Hypnotise or not, Prakash Padukone's historic All England achievement, followed by his pupil Pullela Gopichand going on to win the same title in 2001 - a feat still unmatched by any other Indian shuttler after that, changed the course of Indian badminton permanently. With Gopichand foraying into coaching and producing the likes of Saina Nehwal and PV Sindhu - who would go on to bring 3 Olympic medals between them, it has indeed been quite the leap Indian badminton has seen since the day Prakash Padukone took an unsuspecting London tube to the All England finals and was rewarded with a medal and ₤1000 for his win.
With the final chapter of the book 'No More Doubting Thomas' also essaying this ascent of India in badminton by discussing the Thomas Cup triumph by the men's team, it is indeed a fitting end to conclude how India has grown itself in the field of sports since Independence. Although the author believes, that India is still far from being a sporting nation as the fever of sports is still limited to certain pockets of the country and time is required before sports can become a way of life here - the journey so far has been impressive nonetheless.
India now has new stars to look up to, new sporting heroes to idolize and fresh landmarks to celebrate - and the fact that this is an ever-refreshing list is evidence enough of India's great and eventual transition towards becoming a true sporting powerhouse.

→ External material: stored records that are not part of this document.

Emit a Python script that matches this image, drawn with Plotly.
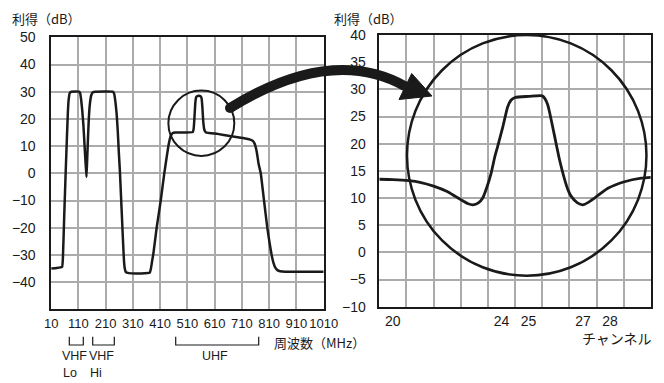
import plotly.graph_objects as go

# ---------------- data ----------------
# Left chart: overall gain vs frequency (MHz)
freq_mhz = [10, 30, 50, 53, 58, 63, 68, 71, 74, 78, 84, 112, 116, 120, 124, 128, 132, 136,
            139.5, 142, 145, 148, 152, 157, 163, 172, 236, 241, 246, 250, 254, 258, 262,
            266, 270, 274, 277, 280, 284, 295, 340, 372, 376, 380, 385, 397, 412, 425, 440,
            448, 456, 466, 530, 533, 536, 539, 542, 546, 552, 558, 562, 565, 568, 572, 578,
            620, 666, 700, 727, 740, 750, 756, 760, 765, 771, 779, 791, 803, 812, 819, 826,
            833, 840, 850, 870, 1010]
gain_db = [-35, -34.8, -34.4, -31, -15, 0, 14, 22, 27, 29.5, 30, 30, 29.5, 27, 23, 18, 11, 4,
           -1.4, 5, 13, 20, 25.5, 28.7, 29.8, 30, 30, 29.3, 26, 22, 16, 8, 1,
           -8, -17, -26, -32, -35, -36.3, -36.7, -36.8, -36.5, -35, -32.5, -29.5, -20, -10, 0, 10,
           13.5, 14.8, 15, 15.2, 16.5, 21, 26, 28, 28.4, 28.5, 28.3, 27.5, 24, 19, 16, 15,
           14.5, 13.7, 13.2, 12.7, 12.4, 11.9, 11.0, 9.8, 7.5, 3.5, 0, -10, -20, -26, -30, -33,
           -34.8, -35.6, -36, -36.2, -36.2]
freq_ticks = [10, 110, 210, 310, 410, 510, 610, 710, 810, 910, 1010]
gain_ticks_left = [-40, -30, -20, -10, 0, 10, 20, 30, 40, 50]

# Right chart: zoom around channel 25
channel = [19.5, 20.0, 20.6, 21.0, 21.5, 22.0, 22.3, 22.5, 22.75, 22.95, 23.15, 23.31, 23.45,
           23.62, 23.75, 23.86, 24.05, 24.23, 24.35, 24.5, 25.0, 25.5, 25.6, 25.7, 25.78,
           25.96, 26.14, 26.33, 26.45, 26.57, 26.8, 27.0, 27.2, 27.43, 27.92, 28.53, 29.15, 29.5]
channel_gain_db = [13.45, 13.4, 13.2, 12.9, 12.2, 11.2, 10.3, 9.7, 9.0, 8.75, 9.1, 10.0, 11.8,
                   14.6, 17.5, 19.5, 23.1, 26.8, 28.0, 28.5, 28.7, 28.8, 28.3, 27.2, 25.6,
                   21.3, 17.0, 13.35, 11.5, 10.3, 9.1, 8.75, 9.2, 10.0, 11.8, 13.0, 13.65, 13.8]
channel_ticks = [20, 24, 25, 27, 28]
channel_grid = [19.5, 20.5, 21.5, 22.5, 23.5, 24.5, 25.5, 26.5, 27.5, 28.5, 29.5]
gain_ticks_right = [-10, -5, 0, 5, 10, 15, 20, 25, 30, 35, 40]

# ---------------- layout helpers ----------------
# the page body has an 8px margin, so the figure is drawn 8px in from the window corner
OFF = 8
W, H = 664 - OFF, 383 - OFF
def pxx(x):
    return (x - OFF) / W
def pxy(y):
    return 1 - (y - OFF) / H

TICKFONT = dict(family="Liberation Sans, Arial, sans-serif", size=13, color="#1a1a1a")
TICKFONT_L = dict(TICKFONT, size=14)
JPFONT = dict(family="Noto Sans CJK JP, sans-serif", size=13, color="#1a1a1a")
GRID = "#ababab"
INK = "#1a1a1a"

fig = go.Figure()
fig.add_trace(go.Scatter(x=freq_mhz, y=gain_db, mode="lines", xaxis="x", yaxis="y",
                         line=dict(color=INK, width=2.5, shape="spline", smoothing=0.3),
                         hoverinfo="skip", showlegend=False))
fig.add_trace(go.Scatter(x=channel, y=channel_gain_db, mode="lines", xaxis="x2", yaxis="y2",
                         line=dict(color=INK, width=2.8, shape="spline", smoothing=0.6),
                         hoverinfo="skip", showlegend=False))

axis_common = dict(showline=True, mirror=True, linecolor=INK, linewidth=1.5, zeroline=False,
                   ticks="outside", tickcolor="rgba(0,0,0,0)", tickfont=TICKFONT,
                   gridcolor=GRID, gridwidth=1.5, fixedrange=True, automargin=False,
                   tickangle=0)

fig.update_layout(
    width=W, height=H,
    margin=dict(l=0, r=0, t=0, b=0, autoexpand=False),
    paper_bgcolor="white", plot_bgcolor="white",
    xaxis=dict(axis_common, domain=[pxx(51.2), pxx(323.7)], anchor="y",
               range=[10, 1010], tickvals=freq_ticks, ticklen=1, showgrid=True),
    yaxis=dict(axis_common, domain=[pxy(309.3), pxy(37.3)], anchor="x",
               range=[-50, 50], tickvals=gain_ticks_left, ticklen=11, showgrid=True,
               tickfont=TICKFONT_L),
    xaxis2=dict(axis_common, domain=[pxx(379.3), pxx(650.8)], anchor="y2",
                range=[19.5, 29.5], tickvals=channel_ticks, ticklen=1, showgrid=False,
                tickfont=TICKFONT_L,
                minor=dict(tickvals=channel_grid, showgrid=True, gridcolor=GRID, gridwidth=1.5,
                           ticks="")),
    yaxis2=dict(axis_common, domain=[pxy(306.7), pxy(35)], anchor="x2",
                range=[-10, 40], tickvals=gain_ticks_right, ticklen=9, showgrid=True,
                tickfont=TICKFONT_L),
)

shapes = []
# magnifier circles
shapes.append(dict(type="circle", xref="x", yref="y", x0=440, x1=682, y0=6.4, y1=30.4,
                   line=dict(color=INK, width=2)))
shapes.append(dict(type="circle", xref="x2", yref="y2", x0=20.52, x1=29.34, y0=-4.3, y1=40,
                   line=dict(color=INK, width=2.5)))

# curved arrow
def P(x, y):
    return f"{pxx(x):.5f},{pxy(y):.5f}"
shapes.append(dict(type="path", xref="paper", yref="paper",
                   path=f"M {P(230,108)} Q {P(332,45)} {P(405.5,86.5)}",
                   line=dict(color=INK, width=10)))
shapes.append(dict(type="circle", xref="paper", yref="paper",
                   x0=pxx(225), x1=pxx(235), y0=pxy(113), y1=pxy(103),
                   fillcolor=INK, line=dict(width=0)))
shapes.append(dict(type="path", xref="paper", yref="paper",
                   path=f"M {P(411.7,73.5)} L {P(399,99.5)} L {P(432,96)} Z",
                   fillcolor=INK, line=dict(color=INK, width=1)))

# band brackets
def bracket(x0, x1, y0=336.7, y1=345):
    return dict(type="path", xref="paper", yref="paper",
                path=f"M {P(x0,y0)} L {P(x0,y1)} L {P(x1,y1)} L {P(x1,y0)}",
                line=dict(color=INK, width=1.2))
shapes += [bracket(69.3, 83.3), bracket(92.7, 114.3), bracket(175.7, 258.7)]
fig.update_layout(shapes=shapes)

ann = []
def text(t, x, y, xanchor="left", font=JPFONT, yanchor="middle"):
    ann.append(dict(text=t, x=pxx(x), y=pxy(y), xref="paper", yref="paper",
                    xanchor=xanchor, yanchor=yanchor, showarrow=False, font=font,
                    borderpad=0))
text("利得（dB）", 11, 8, yanchor="top")
text("利得（dB）", 333, 8, yanchor="top")
text("周波数（MHz）", 273, 342.7)
text("チャンネル", 653, 337.5, xanchor="right", font=dict(JPFONT, size=14))
BAND = dict(TICKFONT, size=12.5)
text("VHF", 61, 355.5, font=BAND)
text("Lo", 62, 373, font=BAND)
text("VHF", 88, 355.5, font=BAND)
text("Hi", 88.5, 373, font=BAND)
text("UHF", 215, 355.5, xanchor="center", font=BAND)
fig.update_layout(annotations=ann)

fig.write_html("out.html")
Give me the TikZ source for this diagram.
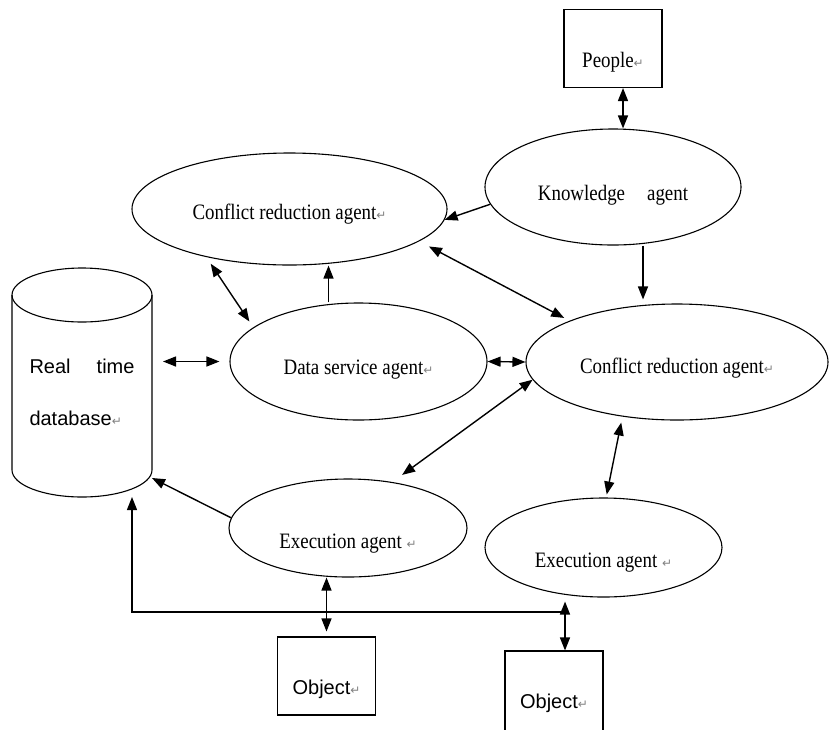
\documentclass[tikz,border=0pt]{standalone}
\usepackage{fontspec}
\usetikzlibrary{arrows.meta,shapes.geometric}
\newfontfamily\agentfont{Liberation Serif}[FakeStretch=0.86]
\newfontfamily\boxfont{Liberation Sans}
\newfontfamily\symfont{DejaVu Sans}
\newcommand{\pmark}{{\symfont\fontsize{12}{12}\selectfont\color{gray}↵}}

\begin{document}
\begin{tikzpicture}[x=1pt,y=-1pt]
    \tikzset{agent/.style = {shape=ellipse, draw, line width=1.1pt, inner sep=0pt, text depth=0pt, font=\agentfont\fontsize{22}{24}\selectfont}}
    \tikzset{thing/.style = {shape=rectangle, draw, line width=1.1pt, minimum width=98pt, minimum height=78pt, inner sep=0pt, text depth=0pt, font=\boxfont\fontsize{20}{22}\selectfont}}
    \tikzset{edge/.style = {draw, line width=1.4pt, >={Triangle[length=13pt,width=10pt]}}}
    \useasboundingbox (0,0) rectangle (829,729);

    % vertices
    \node[thing, text height=37pt, font=\agentfont\fontsize{22}{24}\selectfont] (people) at (613,48.5) {People\pmark};
    \node[agent, minimum width=256pt, minimum height=116pt, text height=26pt] (know) at (613,187) {Knowledge\hspace{22pt}agent};
    \node[agent, minimum width=315pt, minimum height=112pt, text height=20pt] (cr1) at (289.5,209) {Conflict reduction agent\pmark};
    \node[agent, minimum width=302pt, minimum height=116pt, text height=22pt] (cr2) at (677,362) {Conflict reduction agent\pmark};
    \node[agent, minimum width=257pt, minimum height=117pt, text height=25pt] (ds) at (358.5,361.5) {Data service agent\pmark};
    \node[agent, minimum width=238pt, minimum height=98pt, text height=40pt] (ex1) at (348,528) {Execution agent \pmark};
    \node[agent, minimum width=237pt, minimum height=99pt, text height=39pt] (ex2) at (603.5,547.5) {Execution agent \pmark};
    \node[thing, text height=36pt] (obj1) at (326.5,676) {Object\pmark};
    \node[thing, minimum height=84pt, text height=30pt] (obj2) at (554,693) {Object\pmark};
    \node[minimum width=140pt, minimum height=229pt, inner sep=0pt, outer sep=0pt, text height=0pt, text depth=19pt, font=\boxfont\fontsize{20}{22}\selectfont] (db) at (82,382.5) {\parbox[t]{105pt}{\baselineskip=52pt Real\hfill time\\database\pmark}};
    \draw[line width=1.1pt] ([yshift=-27pt]db.north west) -- ([yshift=27pt]db.south west) arc[start angle=180, end angle=360, x radius=70pt, y radius=27pt] -- ([yshift=-27pt]db.north east);
    \draw[line width=1.1pt] ([yshift=-27pt]db.north) ellipse [x radius=70pt, y radius=27pt];
    \coordinate (j) at (565,612);

    % edges
    \draw[edge, <->] ([xshift=10pt]people.south) -- ([xshift=10pt]people.south |- know.north);
    \draw[edge, ->] (know.188) -- (cr1.-4);
    \draw[edge, <->, shorten <=11pt, shorten >=6pt] (cr1.-14) -- (cr2.159);
    \draw[edge, ->, shorten >=4pt] ([xshift=30pt]know.south) -- ([xshift=30pt]know.south |- cr2.north);
    \draw[edge, ->] ([xshift=-30pt]ds.north) -- ([xshift=-30pt]ds.north |- cr1.south);
    \draw[edge, <->, shorten <=8pt, shorten >=7pt] (cr1.210) -- (ds.162);
    \draw[edge, <->, shorten <=11pt, shorten >=10pt] (db.east |- ds.west) -- (ds.west);
    \draw[edge, <->] (ds.east) -- (cr2.west);
    \draw[edge, <->, shorten >=12pt] (cr2.187) -- (ex1.46);
    \draw[edge, <->, shorten <=6pt, shorten >=3pt] (cr2.225) -- (ex2.87);
    \draw[edge, ->] (ex1.175) -- ([yshift=19pt]db.south east);
    \draw[edge, <->, shorten >=5pt] (obj1.north |- ex1.south) -- (obj1.north);
    \draw[edge, <->, shorten <=4pt] ([xshift=11pt]obj2.north |- ex2.south) -- ([xshift=11pt]obj2.north);
    \draw[edge, ->] (j) -| ([xshift=50pt]db.south);
\end{tikzpicture}
\end{document}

This article contains excerpts from Chandresh Narayanan's Journey of a Nation: 75 Years of Indian Sports - Games, Gut, Glory published by Rupa Publications. The book contains all the notable moments from India's rich sporting past and anticipates a blooming future - as the cricket writer and author, Chandresh Narayanan essays India's moves across sports - from hockey, and cricket, to badminton and capturing Olympic glory.